US troops have come under daily attacks in what commanders now call a guerrilla campaign. The American death toll in combat since the war was launched nearly four months ago now stands at 147, equalling the number killed in the 1991 Gulf War.
US troops also blew up a 30ft statue of Saddam Hussein on horseback yesterday. Major Josslyn Aberle of the 555th US Combat Engineering brigade was asked why the statue in Saddam's hometown Tikrit was not brought down on Thursday, on the anniversary.
"We thought about doing that," she said, "but it was more symbolic the day after because they (the Ba'athists) were supposed to come back."
There had been rumours of major attacks planned for yesterday by Saddam loyalists.

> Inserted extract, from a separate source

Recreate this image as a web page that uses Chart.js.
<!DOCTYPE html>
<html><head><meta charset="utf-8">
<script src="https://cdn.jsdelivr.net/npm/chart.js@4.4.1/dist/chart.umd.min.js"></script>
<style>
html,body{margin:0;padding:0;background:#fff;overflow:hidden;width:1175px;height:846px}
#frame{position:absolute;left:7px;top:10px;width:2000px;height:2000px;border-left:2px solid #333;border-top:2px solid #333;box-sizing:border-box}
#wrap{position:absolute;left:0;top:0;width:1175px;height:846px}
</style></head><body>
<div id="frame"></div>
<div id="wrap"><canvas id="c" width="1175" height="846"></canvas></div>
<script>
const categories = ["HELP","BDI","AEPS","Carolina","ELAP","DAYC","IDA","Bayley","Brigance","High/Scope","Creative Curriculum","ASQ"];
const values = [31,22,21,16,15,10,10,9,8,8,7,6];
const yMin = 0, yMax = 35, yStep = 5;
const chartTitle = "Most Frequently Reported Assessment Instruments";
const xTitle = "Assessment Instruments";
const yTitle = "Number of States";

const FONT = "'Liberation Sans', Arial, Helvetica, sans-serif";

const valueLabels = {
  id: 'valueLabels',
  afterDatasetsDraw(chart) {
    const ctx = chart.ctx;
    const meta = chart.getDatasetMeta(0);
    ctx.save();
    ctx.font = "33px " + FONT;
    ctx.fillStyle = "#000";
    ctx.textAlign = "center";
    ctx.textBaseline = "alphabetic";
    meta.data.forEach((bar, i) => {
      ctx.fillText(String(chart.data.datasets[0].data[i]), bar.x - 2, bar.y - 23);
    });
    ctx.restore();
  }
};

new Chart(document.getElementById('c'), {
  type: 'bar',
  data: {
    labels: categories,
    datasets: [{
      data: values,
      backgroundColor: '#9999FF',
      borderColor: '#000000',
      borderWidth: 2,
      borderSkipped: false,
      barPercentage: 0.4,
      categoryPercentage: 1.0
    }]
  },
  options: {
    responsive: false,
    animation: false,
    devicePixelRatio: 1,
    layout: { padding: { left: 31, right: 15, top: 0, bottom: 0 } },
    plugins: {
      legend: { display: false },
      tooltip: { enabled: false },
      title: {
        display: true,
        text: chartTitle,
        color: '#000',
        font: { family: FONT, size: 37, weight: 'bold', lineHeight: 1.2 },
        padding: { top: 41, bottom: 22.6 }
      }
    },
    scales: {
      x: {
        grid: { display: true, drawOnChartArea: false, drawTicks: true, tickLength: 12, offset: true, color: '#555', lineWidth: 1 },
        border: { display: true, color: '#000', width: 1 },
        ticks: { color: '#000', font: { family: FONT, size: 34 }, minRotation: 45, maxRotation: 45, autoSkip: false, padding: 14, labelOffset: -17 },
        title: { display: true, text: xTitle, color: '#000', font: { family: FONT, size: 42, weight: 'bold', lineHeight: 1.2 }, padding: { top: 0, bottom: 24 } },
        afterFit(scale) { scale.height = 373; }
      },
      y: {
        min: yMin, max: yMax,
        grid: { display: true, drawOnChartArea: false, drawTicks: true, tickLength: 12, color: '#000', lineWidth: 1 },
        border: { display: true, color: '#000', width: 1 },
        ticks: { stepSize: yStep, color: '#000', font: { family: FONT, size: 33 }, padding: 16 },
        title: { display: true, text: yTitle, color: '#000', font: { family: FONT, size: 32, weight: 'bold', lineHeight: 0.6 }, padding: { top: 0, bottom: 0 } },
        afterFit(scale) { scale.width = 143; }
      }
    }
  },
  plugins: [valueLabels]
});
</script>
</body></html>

"Well guess what, they are not coming back and the statue has come down," she said. But Mustafa Ismail, a 36-year-old grocery shop owner, said the destruction of the statue meant little to him.

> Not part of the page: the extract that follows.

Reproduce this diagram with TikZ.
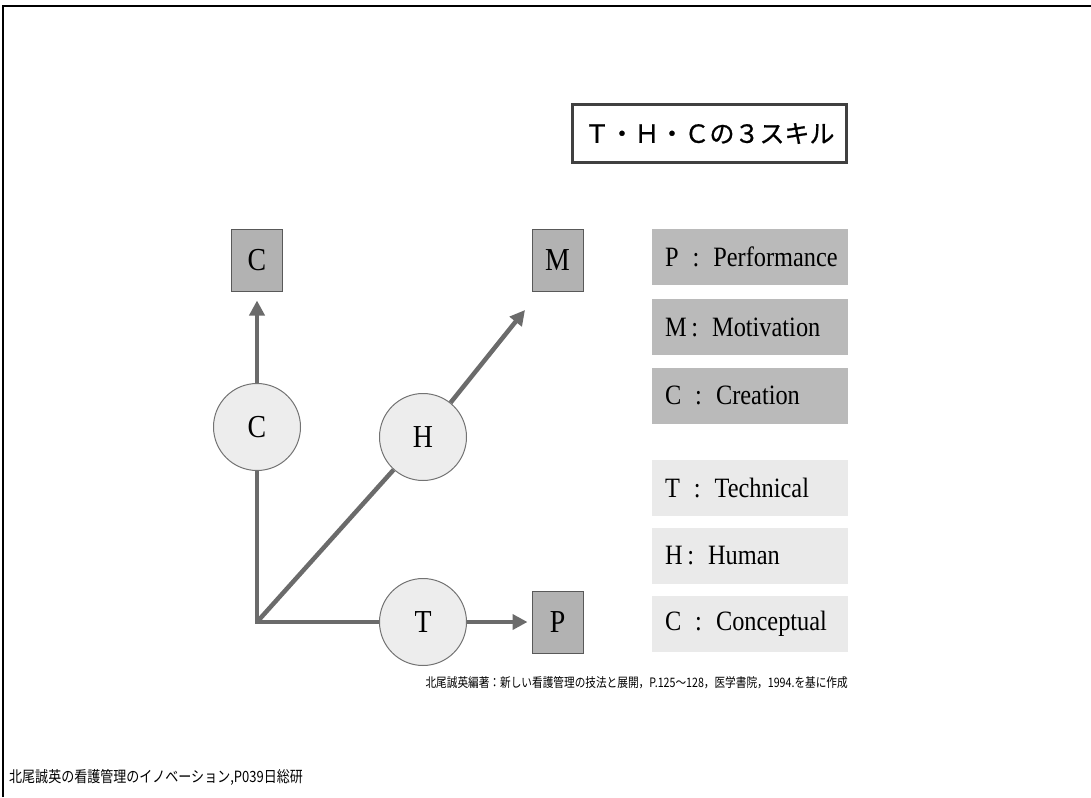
\documentclass[tikz,border=0pt]{standalone}
\usepackage{fontspec}
\setmainfont{Liberation Serif}
\newfontfamily\legfont[FakeStretch=0.87]{Liberation Serif}
\newfontfamily\cjk[FakeBold=0.8]{Noto Sans CJK JP}
\newfontfamily\cjkn[FakeStretch=0.82]{Noto Sans CJK JP}
\newfontfamily\cjkm[FakeStretch=0.84]{Noto Sans CJK JP}
\usetikzlibrary{arrows.meta}
\definecolor{linegray}{HTML}{6B6B6B}
\definecolor{boxgray}{HTML}{B2B2B2}
\definecolor{leggray}{HTML}{BABABA}
\definecolor{leglight}{HTML}{EAEAEA}
\definecolor{circfill}{HTML}{EDEDED}
\begin{document}
\begin{tikzpicture}[x=1pt,y=-1pt,
  sq/.style={draw=black!65, fill=boxgray, line width=1pt, minimum width=51pt, minimum height=62pt, inner sep=0pt, font=\legfont\fontsize{32}{32}\selectfont},
  circ/.style={circle, draw=black!55, fill=circfill, line width=1pt, minimum size=87pt, inner sep=0pt, font=\legfont\fontsize{32}{32}\selectfont},
  legd/.style={fill=leggray, minimum width=196pt, minimum height=56pt, inner xsep=13pt, inner ysep=0pt, text width=170pt, align=left, font=\legfont\fontsize{28}{28}\selectfont},
  legl/.style={legd, fill=leglight},
  ln/.style={line width=4.5pt, draw=linegray, line join=miter},
  arr/.style={ln, -{Triangle[length=15pt,width=15pt]}}
]
\useasboundingbox (0,0) rectangle (1091,797);
\draw[line width=2.5pt] (3,797) -- (3,6) -- (1091,6);

% title
\node[draw=black!75, line width=3pt, minimum width=274pt, minimum height=58pt, inner sep=0pt] (title) at (709.5,133.5)
  {\cjk\fontsize{25}{25}\selectfont Ｔ・Ｈ・Ｃの３スキル};

% boxes
\node[sq] (Cb) at (257,260) {C};
\node[sq] (Mb) at (557.5,260) {M};
\node[sq] (Pb) at (557.5,622) {P};

% circles
\node[circ] (Cc) at (257,427) {C};
\node[circ] (Hc) at (423,437) {H};
\node[circ] (Tc) at (423,622) {T};
\coordinate (O) at (257,622);
\coordinate (Mtip) at (525,310);

% connectors
\draw[ln] (Cc.south) -- (O) -- (Tc.west);
\draw[ln] (O) -- (Hc);
\draw[arr, shorten >=9pt] (Cc.north) -- (Cb.south);
\draw[arr] (Hc) -- (Mtip);
\draw[arr, shorten >=4pt] (Tc.east) -- (Pb.west);

% legend
\node[legd] (L1) at (750,257) {P\enspace:\enspace Performance};
\node[legd] (L2) at (750,327) {M\,:\enspace Motivation};
\node[legd] (L3) at (750,395.5) {C\enspace:\enspace Creation};
\node[legl] (L4) at (750,487.5) {T\enspace:\enspace Technical};
\node[legl] (L5) at (750,556) {H\,:\enspace Human};
\node[legl] (L6) at (750,624) {C\enspace:\enspace Conceptual};

% citations
\node[anchor=east, inner sep=0pt] (cite) at (848,683)
  {\cjkn\fontsize{13}{13}\selectfont 北尾誠英編著：新しい看護管理の技法と展開，P.125～128，医学書院，1994.を基に作成};
\node[anchor=west, inner sep=0pt] (src) at (9,777)
  {\cjkm\fontsize{15.5}{15.5}\selectfont 北尾誠英の看護管理のイノベーション,P039日総研};
\end{tikzpicture}
\end{document}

"I am more interested in being able to pay my rent. To be honest I really don't care," he said. But for others the removal of the statue was unpopular.
"He was the symbol of Iraq, and this action was like a challenge to us," said Hayam Latif, a 32-year-old woman, who lives opposite the palace. "We are a very simple family, but we are ready to sacrifice ourselves for Saddam."
l The US military yesterday announced the discovery of another mass grave, this one believed filled with as many as 400 Kurdish women and children allegedly executed by Saddam's forces.
Soldiers found the grave next to a dry riverbed in Hatra, 200 miles north of the capital. An assessment team was sent to the site. About 25 sets of remains all women and children have been pulled from the grave, each with a bullet hole in the skull.
Since the end of the war, dozens of mass graves have been discovered many of them containing hundreds of bodies. The UN is investigating the killing or disappearance of at least 300,000 Iraqis believed murdered by Saddam's regime.